What you should do ▸ Write the listing below out again exactly, dropping the images.

Data segment ▸

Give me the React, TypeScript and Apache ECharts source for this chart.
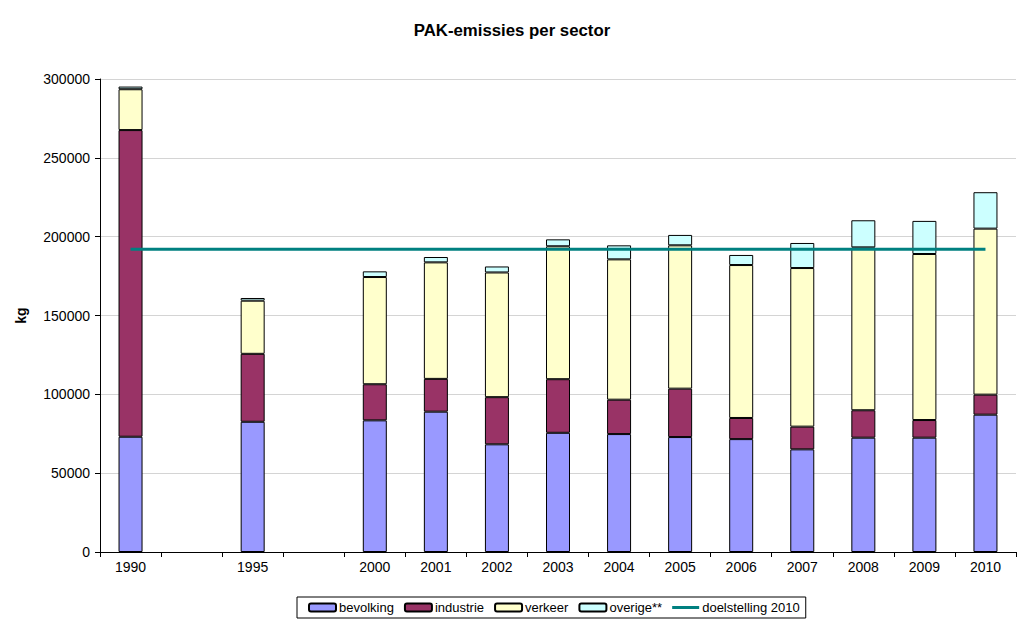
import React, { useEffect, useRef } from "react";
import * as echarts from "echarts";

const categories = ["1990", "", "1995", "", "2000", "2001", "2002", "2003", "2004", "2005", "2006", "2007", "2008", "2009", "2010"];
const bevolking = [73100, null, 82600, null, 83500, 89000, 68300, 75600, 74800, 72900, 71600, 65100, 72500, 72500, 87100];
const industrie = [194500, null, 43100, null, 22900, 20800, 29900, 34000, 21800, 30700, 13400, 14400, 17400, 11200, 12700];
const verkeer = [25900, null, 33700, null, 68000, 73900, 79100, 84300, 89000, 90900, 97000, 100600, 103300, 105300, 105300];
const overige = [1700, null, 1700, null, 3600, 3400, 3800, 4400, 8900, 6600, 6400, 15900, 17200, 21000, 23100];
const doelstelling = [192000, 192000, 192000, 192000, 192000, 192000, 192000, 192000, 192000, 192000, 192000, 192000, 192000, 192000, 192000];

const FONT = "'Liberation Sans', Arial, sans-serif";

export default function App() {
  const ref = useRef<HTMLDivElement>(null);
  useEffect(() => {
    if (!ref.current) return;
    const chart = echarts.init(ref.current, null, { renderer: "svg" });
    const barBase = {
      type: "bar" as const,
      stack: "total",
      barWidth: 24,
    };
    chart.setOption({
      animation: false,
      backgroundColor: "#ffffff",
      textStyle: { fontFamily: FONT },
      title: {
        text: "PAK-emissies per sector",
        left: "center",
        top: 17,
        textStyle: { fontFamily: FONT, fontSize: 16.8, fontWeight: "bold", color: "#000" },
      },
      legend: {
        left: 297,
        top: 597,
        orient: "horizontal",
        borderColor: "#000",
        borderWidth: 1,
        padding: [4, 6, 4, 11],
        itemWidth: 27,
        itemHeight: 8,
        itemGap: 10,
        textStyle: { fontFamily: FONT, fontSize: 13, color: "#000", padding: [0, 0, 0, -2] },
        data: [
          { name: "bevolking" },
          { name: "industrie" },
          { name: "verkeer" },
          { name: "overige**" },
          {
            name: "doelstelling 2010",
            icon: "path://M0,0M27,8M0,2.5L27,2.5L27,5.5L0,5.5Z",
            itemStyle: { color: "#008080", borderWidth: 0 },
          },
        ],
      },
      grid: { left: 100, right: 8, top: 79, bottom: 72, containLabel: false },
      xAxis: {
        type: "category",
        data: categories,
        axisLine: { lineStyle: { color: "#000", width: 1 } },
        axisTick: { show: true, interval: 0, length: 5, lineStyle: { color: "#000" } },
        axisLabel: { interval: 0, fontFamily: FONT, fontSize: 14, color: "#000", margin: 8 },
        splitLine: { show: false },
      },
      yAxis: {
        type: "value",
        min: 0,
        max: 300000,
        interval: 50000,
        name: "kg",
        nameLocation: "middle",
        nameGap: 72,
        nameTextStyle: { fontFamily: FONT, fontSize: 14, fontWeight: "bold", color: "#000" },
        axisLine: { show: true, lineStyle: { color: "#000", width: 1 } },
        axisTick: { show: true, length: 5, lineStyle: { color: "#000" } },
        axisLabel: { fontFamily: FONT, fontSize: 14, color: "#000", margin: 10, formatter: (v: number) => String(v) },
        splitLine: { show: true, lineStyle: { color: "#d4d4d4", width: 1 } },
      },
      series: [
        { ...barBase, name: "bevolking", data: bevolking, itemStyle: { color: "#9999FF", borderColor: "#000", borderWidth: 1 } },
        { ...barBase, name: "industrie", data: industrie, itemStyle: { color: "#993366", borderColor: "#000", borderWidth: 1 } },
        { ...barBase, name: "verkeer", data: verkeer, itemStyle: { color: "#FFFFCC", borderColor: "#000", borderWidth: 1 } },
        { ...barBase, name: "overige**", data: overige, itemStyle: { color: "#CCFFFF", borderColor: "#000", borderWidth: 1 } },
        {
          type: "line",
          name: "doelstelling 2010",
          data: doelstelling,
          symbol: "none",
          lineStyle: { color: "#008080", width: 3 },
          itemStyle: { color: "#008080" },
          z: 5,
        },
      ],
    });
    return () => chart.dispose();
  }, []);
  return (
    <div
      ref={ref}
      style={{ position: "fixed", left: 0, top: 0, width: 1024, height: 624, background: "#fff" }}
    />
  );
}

Answer for the task ▸
Give me the React, TypeScript and Apache ECharts source for this chart.
import React, { useEffect, useRef } from "react";
import * as echarts from "echarts";

const categories = ["1990", "", "1995", "", "2000", "2001", "2002", "2003", "2004", "2005", "2006", "2007", "2008", "2009", "2010"];
const bevolking = [73100, null, 82600, null, 83500, 89000, 68300, 75600, 74800, 72900, 71600, 65100, 72500, 72500, 87100];
const industrie = [194500, null, 43100, null, 22900, 20800, 29900, 34000, 21800, 30700, 13400, 14400, 17400, 11200, 12700];
const verkeer = [25900, null, 33700, null, 68000, 73900, 79100, 84300, 89000, 90900, 97000, 100600, 103300, 105300, 105300];
const overige = [1700, null, 1700, null, 3600, 3400, 3800, 4400, 8900, 6600, 6400, 15900, 17200, 21000, 23100];
const doelstelling = [192000, 192000, 192000, 192000, 192000, 192000, 192000, 192000, 192000, 192000, 192000, 192000, 192000, 192000, 192000];

const FONT = "'Liberation Sans', Arial, sans-serif";

export default function App() {
  const ref = useRef<HTMLDivElement>(null);
  useEffect(() => {
    if (!ref.current) return;
    const chart = echarts.init(ref.current, null, { renderer: "svg" });
    const barBase = {
      type: "bar" as const,
      stack: "total",
      barWidth: 24,
    };
    chart.setOption({
      animation: false,
      backgroundColor: "#ffffff",
      textStyle: { fontFamily: FONT },
      title: {
        text: "PAK-emissies per sector",
        left: "center",
        top: 17,
        textStyle: { fontFamily: FONT, fontSize: 16.8, fontWeight: "bold", color: "#000" },
      },
      legend: {
        left: 297,
        top: 597,
        orient: "horizontal",
        borderColor: "#000",
        borderWidth: 1,
        padding: [4, 6, 4, 11],
        itemWidth: 27,
        itemHeight: 8,
        itemGap: 10,
        textStyle: { fontFamily: FONT, fontSize: 13, color: "#000", padding: [0, 0, 0, -2] },
        data: [
          { name: "bevolking" },
          { name: "industrie" },
          { name: "verkeer" },
          { name: "overige**" },
          {
            name: "doelstelling 2010",
            icon: "path://M0,0M27,8M0,2.5L27,2.5L27,5.5L0,5.5Z",
            itemStyle: { color: "#008080", borderWidth: 0 },
          },
        ],
      },
      grid: { left: 100, right: 8, top: 79, bottom: 72, containLabel: false },
      xAxis: {
        type: "category",
        data: categories,
        axisLine: { lineStyle: { color: "#000", width: 1 } },
        axisTick: { show: true, interval: 0, length: 5, lineStyle: { color: "#000" } },
        axisLabel: { interval: 0, fontFamily: FONT, fontSize: 14, color: "#000", margin: 8 },
        splitLine: { show: false },
      },
      yAxis: {
        type: "value",
        min: 0,
        max: 300000,
        interval: 50000,
        name: "kg",
        nameLocation: "middle",
        nameGap: 72,
        nameTextStyle: { fontFamily: FONT, fontSize: 14, fontWeight: "bold", color: "#000" },
        axisLine: { show: true, lineStyle: { color: "#000", width: 1 } },
        axisTick: { show: true, length: 5, lineStyle: { color: "#000" } },
        axisLabel: { fontFamily: FONT, fontSize: 14, color: "#000", margin: 10, formatter: (v: number) => String(v) },
        splitLine: { show: true, lineStyle: { color: "#d4d4d4", width: 1 } },
      },
      series: [
        { ...barBase, name: "bevolking", data: bevolking, itemStyle: { color: "#9999FF", borderColor: "#000", borderWidth: 1 } },
        { ...barBase, name: "industrie", data: industrie, itemStyle: { color: "#993366", borderColor: "#000", borderWidth: 1 } },
        { ...barBase, name: "verkeer", data: verkeer, itemStyle: { color: "#FFFFCC", borderColor: "#000", borderWidth: 1 } },
        { ...barBase, name: "overige**", data: overige, itemStyle: { color: "#CCFFFF", borderColor: "#000", borderWidth: 1 } },
        {
          type: "line",
          name: "doelstelling 2010",
          data: doelstelling,
          symbol: "none",
          lineStyle: { color: "#008080", width: 3 },
          itemStyle: { color: "#008080" },
          z: 5,
        },
      ],
    });
    return () => chart.dispose();
  }, []);
  return (
    <div
      ref={ref}
      style={{ position: "fixed", left: 0, top: 0, width: 1024, height: 624, background: "#fff" }}
    />
  );
}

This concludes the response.